In the material below, identify each line bearing the word "this". Reproduce those lines.

Supplied data -
------------------------------------------------

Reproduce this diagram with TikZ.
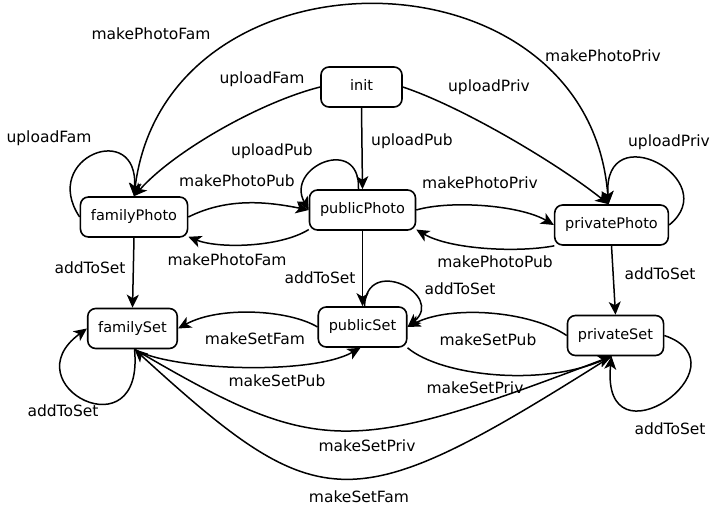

------------------------------------------------

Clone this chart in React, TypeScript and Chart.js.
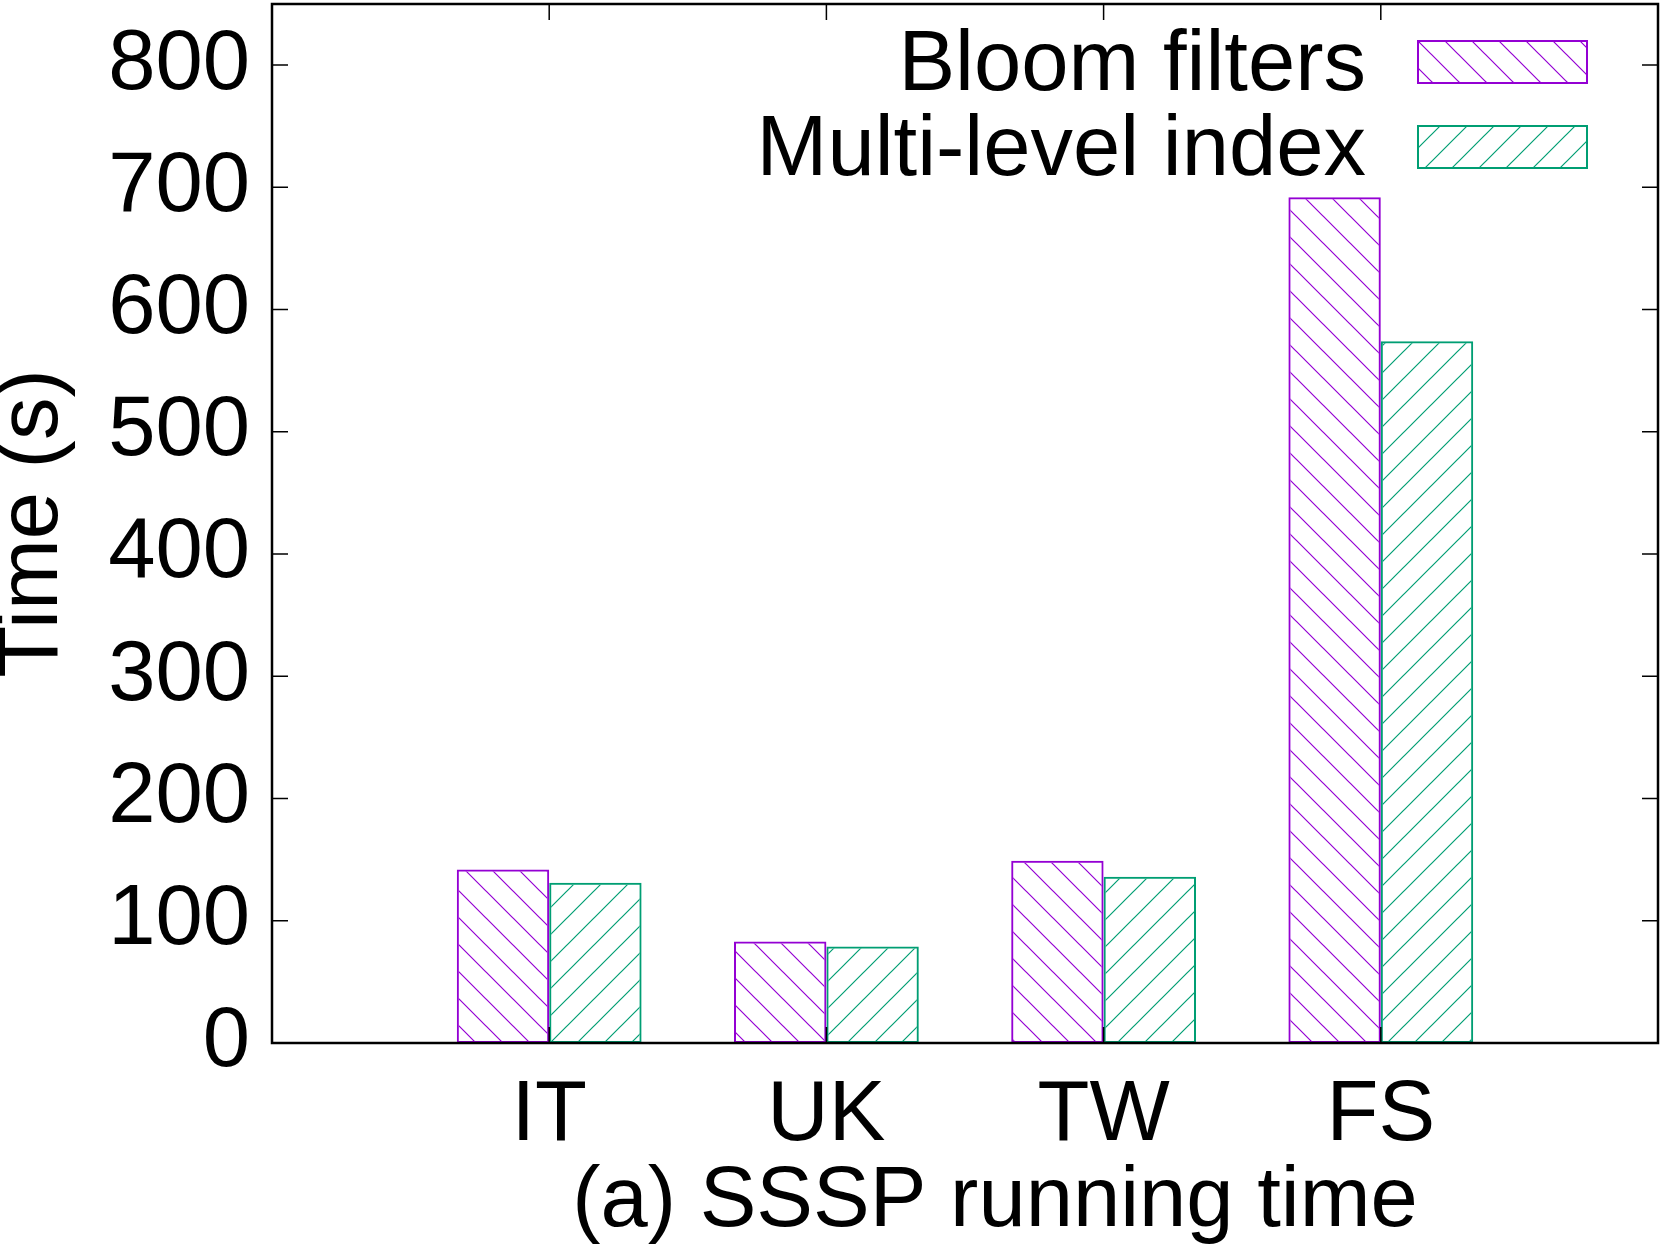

------------------------------------------------

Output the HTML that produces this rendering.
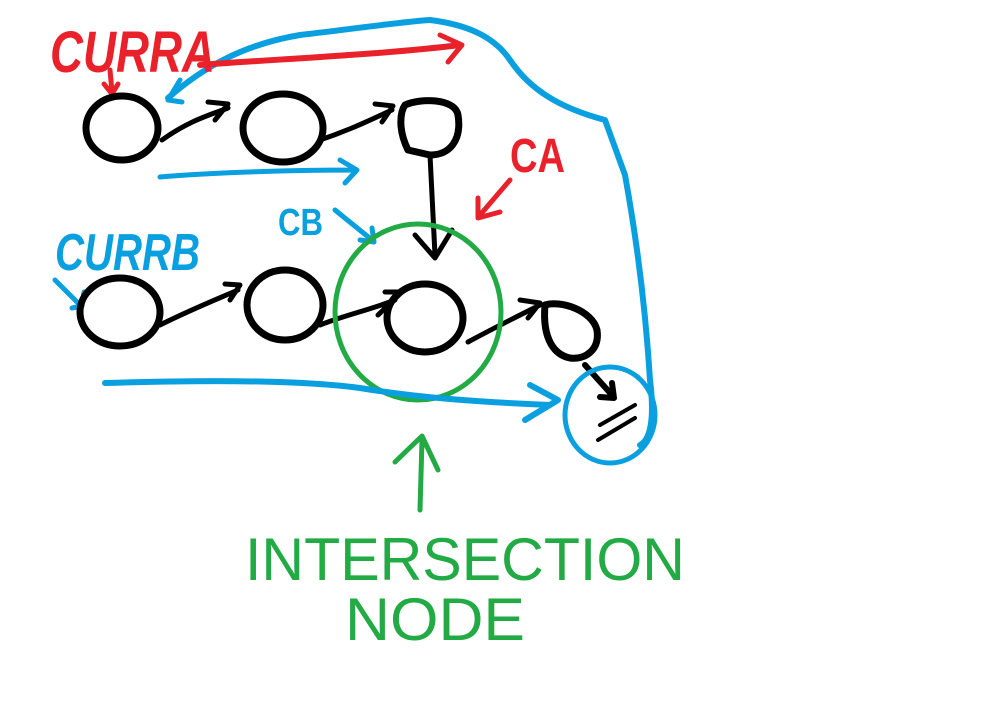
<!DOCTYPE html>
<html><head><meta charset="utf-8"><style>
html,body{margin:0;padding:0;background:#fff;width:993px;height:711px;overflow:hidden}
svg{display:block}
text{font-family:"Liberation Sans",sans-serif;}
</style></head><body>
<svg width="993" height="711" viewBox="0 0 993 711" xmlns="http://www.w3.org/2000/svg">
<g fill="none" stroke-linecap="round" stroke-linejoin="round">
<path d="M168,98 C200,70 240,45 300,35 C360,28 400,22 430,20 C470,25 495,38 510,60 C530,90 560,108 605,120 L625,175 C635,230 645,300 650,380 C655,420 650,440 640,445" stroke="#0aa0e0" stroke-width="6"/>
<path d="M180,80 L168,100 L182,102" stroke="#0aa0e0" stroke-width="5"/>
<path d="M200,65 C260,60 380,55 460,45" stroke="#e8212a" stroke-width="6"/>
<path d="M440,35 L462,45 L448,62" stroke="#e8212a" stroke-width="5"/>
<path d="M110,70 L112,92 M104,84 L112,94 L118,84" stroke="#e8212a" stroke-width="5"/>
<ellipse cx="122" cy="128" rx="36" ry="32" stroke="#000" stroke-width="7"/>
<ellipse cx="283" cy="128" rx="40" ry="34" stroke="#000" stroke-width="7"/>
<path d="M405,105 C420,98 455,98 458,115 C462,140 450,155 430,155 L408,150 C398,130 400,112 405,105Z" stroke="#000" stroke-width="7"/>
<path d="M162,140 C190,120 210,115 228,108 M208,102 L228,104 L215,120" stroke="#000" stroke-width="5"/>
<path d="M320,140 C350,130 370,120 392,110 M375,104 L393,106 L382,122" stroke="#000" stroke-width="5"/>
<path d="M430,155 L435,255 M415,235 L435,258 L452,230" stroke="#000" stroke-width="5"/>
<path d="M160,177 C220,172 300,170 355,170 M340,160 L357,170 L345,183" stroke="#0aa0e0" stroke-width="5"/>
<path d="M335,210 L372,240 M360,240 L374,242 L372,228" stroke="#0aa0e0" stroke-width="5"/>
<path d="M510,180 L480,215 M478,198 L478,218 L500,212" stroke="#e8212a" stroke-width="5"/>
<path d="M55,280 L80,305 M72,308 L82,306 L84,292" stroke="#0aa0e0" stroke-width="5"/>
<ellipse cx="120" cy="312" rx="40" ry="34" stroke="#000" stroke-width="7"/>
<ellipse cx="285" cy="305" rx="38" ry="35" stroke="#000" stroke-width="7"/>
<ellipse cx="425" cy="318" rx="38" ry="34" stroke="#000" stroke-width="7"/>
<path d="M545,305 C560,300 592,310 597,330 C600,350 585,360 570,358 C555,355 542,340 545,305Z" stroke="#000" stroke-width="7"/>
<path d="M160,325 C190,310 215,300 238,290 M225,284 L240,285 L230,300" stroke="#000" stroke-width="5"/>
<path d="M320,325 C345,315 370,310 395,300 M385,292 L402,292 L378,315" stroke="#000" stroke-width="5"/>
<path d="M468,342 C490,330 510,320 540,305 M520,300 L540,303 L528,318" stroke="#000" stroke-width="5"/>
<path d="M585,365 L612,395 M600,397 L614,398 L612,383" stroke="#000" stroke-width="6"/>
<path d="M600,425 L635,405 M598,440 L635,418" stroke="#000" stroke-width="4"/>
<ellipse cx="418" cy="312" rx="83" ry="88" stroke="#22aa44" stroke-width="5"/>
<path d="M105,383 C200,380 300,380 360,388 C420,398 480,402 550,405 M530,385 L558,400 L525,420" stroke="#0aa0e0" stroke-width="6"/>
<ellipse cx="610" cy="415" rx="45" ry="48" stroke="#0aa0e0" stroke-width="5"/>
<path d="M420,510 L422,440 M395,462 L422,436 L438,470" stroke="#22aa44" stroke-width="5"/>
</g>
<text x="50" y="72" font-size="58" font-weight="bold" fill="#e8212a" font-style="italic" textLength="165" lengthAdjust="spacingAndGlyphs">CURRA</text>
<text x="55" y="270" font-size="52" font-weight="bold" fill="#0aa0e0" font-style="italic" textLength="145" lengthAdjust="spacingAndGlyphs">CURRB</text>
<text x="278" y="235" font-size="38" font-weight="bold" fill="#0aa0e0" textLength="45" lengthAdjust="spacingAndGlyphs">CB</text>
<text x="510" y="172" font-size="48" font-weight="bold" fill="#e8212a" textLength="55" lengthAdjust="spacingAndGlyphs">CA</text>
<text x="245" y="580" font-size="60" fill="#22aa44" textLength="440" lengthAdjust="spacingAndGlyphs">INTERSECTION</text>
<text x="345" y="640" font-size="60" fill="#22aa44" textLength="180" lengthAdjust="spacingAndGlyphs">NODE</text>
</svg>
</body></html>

------------------------------------------------

Written reply -
Reproduce this diagram with TikZ.
Clone this chart in React, TypeScript and Chart.js.
Output the HTML that produces this rendering.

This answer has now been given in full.